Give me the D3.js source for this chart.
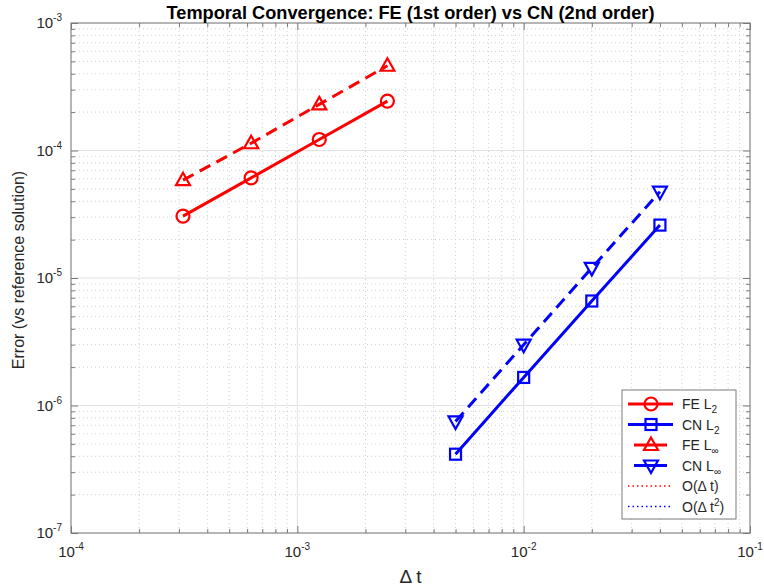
<!DOCTYPE html>
<html>
<head>
<meta charset="utf-8">
<script src="https://cdn.jsdelivr.net/npm/d3@7"></script>
<style>
  body { margin: 0; background: #fff; }
  svg { font-family: "Liberation Sans", Arial, Helvetica, sans-serif; }
</style>
</head>
<body>
<div id="chart"></div>
<script>
// Time steps
const dtFE = [3.125e-4, 6.25e-4, 1.25e-3, 2.5e-3];
const dtCN = [5e-3, 1e-2, 2e-2, 4e-2];

// Errors
const feL2 = [3.06e-5, 6.1e-5, 1.22e-4, 2.44e-4];
const feLinf = [5.85e-5, 1.14e-4, 2.3e-4, 4.62e-4];
const cnL2 = [4.15e-7, 1.66e-6, 6.6e-6, 2.6e-5];
const cnLinf = [7.5e-7, 3.0e-6, 1.2e-5, 4.75e-5];

const xDecades = [-4, -3, -2, -1];
const yDecades = [-7, -6, -5, -4, -3];

const series = [
    { label: 'FE L', sub: '2', x: dtFE, y: feL2, color: '#ff0000', dash: null, marker: 'circle' },
    { label: 'CN L', sub: '2', x: dtCN, y: cnL2, color: '#0000ff', dash: null, marker: 'square' },
    { label: 'FE L', sub: '∞', x: dtFE, y: feLinf, color: '#ff0000', dash: '12,7', marker: 'up' },
    { label: 'CN L', sub: '∞', x: dtCN, y: cnLinf, color: '#0000ff', dash: '12,7', marker: 'down' }
];

const W = 764, H = 588;
const margin = { top: 23, right: 14, bottom: 55, left: 71 };
const width = W - margin.left - margin.right;
const height = H - margin.top - margin.bottom;

const svg = d3.select('#chart').append('svg')
    .attr('width', W).attr('height', H);
const g = svg.append('g').attr('transform', `translate(${margin.left},${margin.top})`);

const x = d3.scaleLog().domain([1e-4, 1e-1]).range([0, width]);
const y = d3.scaleLog().domain([1e-7, 1e-3]).range([height, 0]);

const majorX = xDecades.map(e => Math.pow(10, e));
const majorY = yDecades.map(e => Math.pow(10, e));
const minorOf = decs => {
    const out = [];
    decs.slice(0, -1).forEach(e => {
        for (let k = 2; k <= 9; k++) out.push(k * Math.pow(10, e));
    });
    return out;
};
const minorX = minorOf(xDecades);
const minorY = minorOf(yDecades);

// Grid lines: minor dotted, major solid
g.append('g').selectAll('line').data(minorX).enter().append('line')
    .attr('x1', d => x(d)).attr('x2', d => x(d)).attr('y1', 0).attr('y2', height)
    .attr('stroke', '#cfcfcf').attr('stroke-width', 1).attr('stroke-dasharray', '1,3');
g.append('g').selectAll('line').data(minorY).enter().append('line')
    .attr('y1', d => y(d)).attr('y2', d => y(d)).attr('x1', 0).attr('x2', width)
    .attr('stroke', '#cfcfcf').attr('stroke-width', 1).attr('stroke-dasharray', '1,3');
g.append('g').selectAll('line').data(majorX).enter().append('line')
    .attr('x1', d => x(d)).attr('x2', d => x(d)).attr('y1', 0).attr('y2', height)
    .attr('stroke', '#e2e2e2').attr('stroke-width', 1);
g.append('g').selectAll('line').data(majorY).enter().append('line')
    .attr('y1', d => y(d)).attr('y2', d => y(d)).attr('x1', 0).attr('x2', width)
    .attr('stroke', '#e2e2e2').attr('stroke-width', 1);

// Ticks on all four sides, pointing in
const axisColor = '#7a7a7a';
const addAxis = (axisFn, scale, vals, size, transform) => {
    const a = g.append('g')
        .attr('transform', transform)
        .call(axisFn(scale).tickValues(vals).tickSizeInner(-size).tickSizeOuter(0).tickFormat(''));
    a.select('.domain').remove();
    a.selectAll('line').attr('stroke', axisColor);
};
addAxis(d3.axisBottom, x, majorX, 7, `translate(0,${height})`);
addAxis(d3.axisBottom, x, minorX, 4, `translate(0,${height})`);
addAxis(d3.axisTop, x, majorX, 7, 'translate(0,0)');
addAxis(d3.axisTop, x, minorX, 4, 'translate(0,0)');
addAxis(d3.axisLeft, y, majorY, 7, 'translate(0,0)');
addAxis(d3.axisLeft, y, minorY, 4, 'translate(0,0)');
addAxis(d3.axisRight, y, majorY, 7, `translate(${width},0)`);
addAxis(d3.axisRight, y, minorY, 4, `translate(${width},0)`);

g.append('rect')
    .attr('x', 0).attr('y', 0).attr('width', width).attr('height', height)
    .attr('fill', 'none').attr('stroke', axisColor).attr('stroke-width', 1);

// Tick labels with superscripts
const tickColor = '#262626';
xDecades.forEach(e => {
    const t = g.append('text')
        .attr('x', x(Math.pow(10, e)))
        .attr('y', height + 24)
        .attr('text-anchor', 'middle')
        .attr('fill', tickColor)
        .style('font-size', '15px');
    t.append('tspan').text('10');
    t.append('tspan').attr('dy', -7).style('font-size', '10px').text(String(e));
});
yDecades.forEach(e => {
    const t = g.append('text')
        .attr('x', -9)
        .attr('y', y(Math.pow(10, e)) + 5)
        .attr('text-anchor', 'end')
        .attr('fill', tickColor)
        .style('font-size', '15px');
    t.append('tspan').text('10');
    t.append('tspan').attr('dy', -7).style('font-size', '10px').text(String(e));
});

// Axis labels and title
g.append('text')
    .attr('x', width / 2).attr('y', height + 50)
    .attr('text-anchor', 'middle').attr('fill', tickColor)
    .style('font-size', '19px')
    .text('Δ t');

g.append('text')
    .attr('transform', 'rotate(-90)')
    .attr('x', -height / 2 + 8).attr('y', -47)
    .attr('text-anchor', 'middle').attr('fill', tickColor)
    .style('font-size', '16px')
    .text('Error (vs reference solution)');

g.append('text')
    .attr('x', width / 2).attr('y', -4)
    .attr('text-anchor', 'middle').attr('fill', '#000')
    .attr('textLength', 488).attr('lengthAdjust', 'spacingAndGlyphs')
    .style('font-size', '18px').style('font-weight', 'bold')
    .text('Temporal Convergence: FE (1st order) vs CN (2nd order)');

// Marker drawing
const drawMarker = (sel, type, color) => {
    if (type === 'circle') {
        sel.append('circle').attr('r', 6.5);
    } else if (type === 'square') {
        sel.append('rect').attr('x', -5.5).attr('y', -5.5).attr('width', 11).attr('height', 11);
    } else if (type === 'up') {
        sel.append('path').attr('d', 'M0,-7.5L7,5L-7,5Z');
    } else {
        sel.append('path').attr('d', 'M0,7.5L7,-5L-7,-5Z');
    }
    sel.selectAll('circle,rect,path')
        .attr('fill', 'none').attr('stroke', color).attr('stroke-width', 2.2);
};

// Data series
const line = d3.line().x(d => x(d[0])).y(d => y(d[1]));
series.forEach(s => {
    const pts = s.x.map((v, i) => [v, s.y[i]]);
    g.append('path')
        .datum(pts)
        .attr('d', line)
        .attr('fill', 'none')
        .attr('stroke', s.color)
        .attr('stroke-width', 3)
        .attr('stroke-dasharray', s.dash);
    pts.forEach(p => {
        const m = g.append('g').attr('transform', `translate(${x(p[0])},${y(p[1])})`);
        drawMarker(m, s.marker, s.color);
    });
});

// Legend
const legendItems = series.map(s => ({ ...s, kind: 'series' })).concat([
    { label: 'O(Δ t)', color: '#ff0000', kind: 'ref' },
    { label: 'O(Δ t', sup: '2', color: '#0000ff', kind: 'ref' }
]);
const lx = 622 - margin.left, ly = 390 - margin.top;
const legend = g.append('g').attr('transform', `translate(${lx},${ly})`);
legend.append('rect')
    .attr('width', 114).attr('height', 129)
    .attr('fill', '#fff').attr('stroke', axisColor).attr('stroke-width', 1);

legendItems.forEach((d, i) => {
    const cy = 14 + i * 20.5;
    const row = legend.append('g').attr('transform', `translate(0,${cy})`);
    if (d.kind === 'series') {
        const full = d.marker === 'circle' || d.marker === 'square';
        const x1 = full ? 6 : 12, x2 = full ? 51 : 45;
        row.append('line').attr('x1', x1).attr('x2', x2).attr('y1', 0).attr('y2', 0)
            .attr('stroke', d.color).attr('stroke-width', 3);
        const m = row.append('g').attr('transform', 'translate(29,0)');
        drawMarker(m, d.marker, d.color);
    } else {
        row.append('line').attr('x1', 6).attr('x2', 51).attr('y1', 0).attr('y2', 0)
            .attr('stroke', d.color).attr('stroke-width', 1.5).attr('stroke-dasharray', '1.5,3');
    }
    const t = row.append('text').attr('x', 60).attr('y', 5)
        .attr('fill', tickColor).style('font-size', '14px');
    t.append('tspan').text(d.label);
    if (d.sub) t.append('tspan').attr('dy', 4).style('font-size', '10px').text(d.sub);
    if (d.sup) {
        t.append('tspan').attr('dy', -6).style('font-size', '10px').text(d.sup);
        t.append('tspan').attr('dy', 6).text(')');
    }
});
</script>
</body>
</html>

▶ **EXERCISE DIRECTIONS**:
Print, exactly as written, the lines above from the first one to the one containing "const yDecades = [-7, -6, -5, -4, -3];". Leave out pictures.

▶ **EXERCISE OUTPUT**:
Give me the D3.js source for this chart.
<!DOCTYPE html>
<html>
<head>
<meta charset="utf-8">
<script src="https://cdn.jsdelivr.net/npm/d3@7"></script>
<style>
  body { margin: 0; background: #fff; }
  svg { font-family: "Liberation Sans", Arial, Helvetica, sans-serif; }
</style>
</head>
<body>
<div id="chart"></div>
<script>
// Time steps
const dtFE = [3.125e-4, 6.25e-4, 1.25e-3, 2.5e-3];
const dtCN = [5e-3, 1e-2, 2e-2, 4e-2];

// Errors
const feL2 = [3.06e-5, 6.1e-5, 1.22e-4, 2.44e-4];
const feLinf = [5.85e-5, 1.14e-4, 2.3e-4, 4.62e-4];
const cnL2 = [4.15e-7, 1.66e-6, 6.6e-6, 2.6e-5];
const cnLinf = [7.5e-7, 3.0e-6, 1.2e-5, 4.75e-5];

const xDecades = [-4, -3, -2, -1];
const yDecades = [-7, -6, -5, -4, -3];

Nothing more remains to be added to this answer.